>> Start

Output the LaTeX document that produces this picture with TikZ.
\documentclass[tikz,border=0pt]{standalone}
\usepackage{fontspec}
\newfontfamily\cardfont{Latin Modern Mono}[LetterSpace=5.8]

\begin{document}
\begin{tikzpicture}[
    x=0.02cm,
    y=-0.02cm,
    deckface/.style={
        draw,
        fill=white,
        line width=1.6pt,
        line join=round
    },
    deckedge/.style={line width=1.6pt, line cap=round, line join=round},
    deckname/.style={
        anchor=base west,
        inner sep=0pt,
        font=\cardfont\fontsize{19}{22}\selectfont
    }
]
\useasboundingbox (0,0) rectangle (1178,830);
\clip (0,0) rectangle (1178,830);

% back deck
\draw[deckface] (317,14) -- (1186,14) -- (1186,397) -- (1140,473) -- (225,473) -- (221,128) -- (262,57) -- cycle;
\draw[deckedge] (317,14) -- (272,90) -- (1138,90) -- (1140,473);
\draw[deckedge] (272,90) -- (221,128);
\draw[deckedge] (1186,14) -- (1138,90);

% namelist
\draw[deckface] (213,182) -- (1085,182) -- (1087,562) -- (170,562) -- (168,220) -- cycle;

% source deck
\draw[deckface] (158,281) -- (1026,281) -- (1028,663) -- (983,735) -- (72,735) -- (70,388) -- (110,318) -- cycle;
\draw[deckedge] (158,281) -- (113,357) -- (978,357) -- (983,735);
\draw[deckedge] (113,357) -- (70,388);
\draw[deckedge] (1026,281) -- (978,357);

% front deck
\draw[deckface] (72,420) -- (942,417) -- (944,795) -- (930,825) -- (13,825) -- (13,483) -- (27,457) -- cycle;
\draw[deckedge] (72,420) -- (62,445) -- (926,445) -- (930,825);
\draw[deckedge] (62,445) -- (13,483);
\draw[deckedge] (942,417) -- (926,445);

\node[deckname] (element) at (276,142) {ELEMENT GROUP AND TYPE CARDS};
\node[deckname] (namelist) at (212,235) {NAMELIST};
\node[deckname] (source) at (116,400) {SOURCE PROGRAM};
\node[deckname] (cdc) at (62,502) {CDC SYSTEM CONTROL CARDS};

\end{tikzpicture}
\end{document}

>> End

- **Task description**: Give the data again, exactly as it stands.

- **Finished answer**:
Output the LaTeX document that produces this picture with TikZ.
\documentclass[tikz,border=0pt]{standalone}
\usepackage{fontspec}
\newfontfamily\cardfont{Latin Modern Mono}[LetterSpace=5.8]

\begin{document}
\begin{tikzpicture}[
    x=0.02cm,
    y=-0.02cm,
    deckface/.style={
        draw,
        fill=white,
        line width=1.6pt,
        line join=round
    },
    deckedge/.style={line width=1.6pt, line cap=round, line join=round},
    deckname/.style={
        anchor=base west,
        inner sep=0pt,
        font=\cardfont\fontsize{19}{22}\selectfont
    }
]
\useasboundingbox (0,0) rectangle (1178,830);
\clip (0,0) rectangle (1178,830);

% back deck
\draw[deckface] (317,14) -- (1186,14) -- (1186,397) -- (1140,473) -- (225,473) -- (221,128) -- (262,57) -- cycle;
\draw[deckedge] (317,14) -- (272,90) -- (1138,90) -- (1140,473);
\draw[deckedge] (272,90) -- (221,128);
\draw[deckedge] (1186,14) -- (1138,90);

% namelist
\draw[deckface] (213,182) -- (1085,182) -- (1087,562) -- (170,562) -- (168,220) -- cycle;

% source deck
\draw[deckface] (158,281) -- (1026,281) -- (1028,663) -- (983,735) -- (72,735) -- (70,388) -- (110,318) -- cycle;
\draw[deckedge] (158,281) -- (113,357) -- (978,357) -- (983,735);
\draw[deckedge] (113,357) -- (70,388);
\draw[deckedge] (1026,281) -- (978,357);

% front deck
\draw[deckface] (72,420) -- (942,417) -- (944,795) -- (930,825) -- (13,825) -- (13,483) -- (27,457) -- cycle;
\draw[deckedge] (72,420) -- (62,445) -- (926,445) -- (930,825);
\draw[deckedge] (62,445) -- (13,483);
\draw[deckedge] (942,417) -- (926,445);

\node[deckname] (element) at (276,142) {ELEMENT GROUP AND TYPE CARDS};
\node[deckname] (namelist) at (212,235) {NAMELIST};
\node[deckname] (source) at (116,400) {SOURCE PROGRAM};
\node[deckname] (cdc) at (62,502) {CDC SYSTEM CONTROL CARDS};

\end{tikzpicture}
\end{document}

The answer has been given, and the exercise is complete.